History of the Family and Household
This topic studies the family and household in the past—their size, structure, and functions, and how marriage, kinship, and domestic arrangements changed over time.
Definition
The historical study of families and households—their composition, formation, and functions—including patterns of marriage, kinship, inheritance, and domestic life.
Scope
This topic covers the historical structure and dynamics of families and households: their composition and size, patterns of household formation and marriage, kinship and inheritance, and the changing emotional and economic roles of the family. It examines the household-listing studies that overturned the myth of the universally large extended family, distinctive marriage regimes such as the northwestern European pattern, and debates about change in family sentiment. The treatment is descriptive and analytical.
Core questions
- How large and how complex were households in different societies?
- How did patterns of marriage and household formation vary?
- How did kinship and inheritance structure family life?
- Did the emotional character of family relationships change over time?
Key theories
- Household structure in past time
- Laslett and Wall's comparative finding that small, nuclear households predominated in much of pre-industrial northwestern Europe, challenging assumptions about a shift from extended to nuclear families.
- The European marriage pattern
- Hajnal's identification of a distinctive northwestern European regime of late marriage and significant non-marriage, with major consequences for household formation and fertility.
- Kinship, marriage, and the Church
- Goody's argument that the medieval Church's rules on marriage, inheritance, and kinship reshaped the European family in ways that served the Church's interests and distinguished European family structures.
History
The history of the family was transformed in the 1960s and 1970s by the household-listing studies of Peter Laslett and the Cambridge Group, which showed that pre-industrial English households were typically small and nuclear, and by John Hajnal's work on European marriage patterns. Lawrence Stone's controversial account of changing family sentiment and Jack Goody's anthropological history of European kinship widened the field, which now spans demography, economics, and cultural history.
Debates
- Did family sentiment change historically?
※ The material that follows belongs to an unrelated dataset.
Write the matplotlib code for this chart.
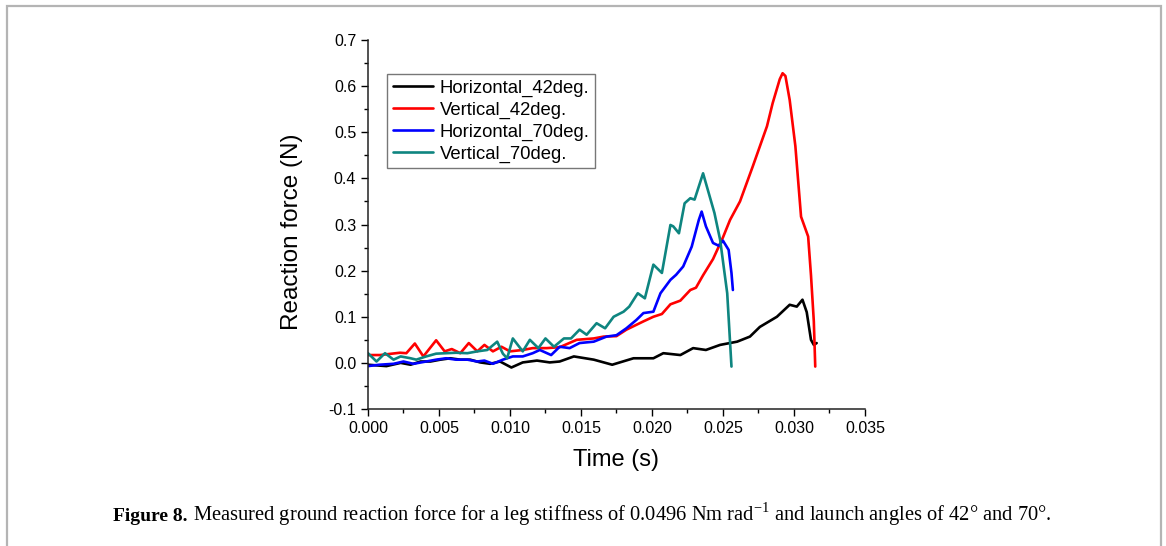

- Lawrence Stone's claim that affection between spouses and toward children intensified over the early modern period has been contested by historians who find evidence of strong family bonds in earlier periods, raising the question of how far emotional life has a measurable history.
Key figures
- Peter Laslett
- Richard Wall
- John Hajnal
- Lawrence Stone
- Jack Goody
Related topics
Seminal works
- laslettwall1972
- hajnal1965
- stone1977
- goody1983
Frequently asked questions
- Were pre-industrial families large and extended?
- Contrary to a common assumption, household-listing research by Peter Laslett and the Cambridge Group showed that in much of pre-industrial northwestern Europe households were typically small and nuclear. Large, multi-generational households were more characteristic of some other regions, so household structure varied considerably.
- What is the European marriage pattern?
- Identified by John Hajnal, the European marriage pattern refers to a distinctive northwestern European regime characterized by relatively late ages at first marriage and a substantial share of people who never married. This pattern affected household formation and helped restrain fertility.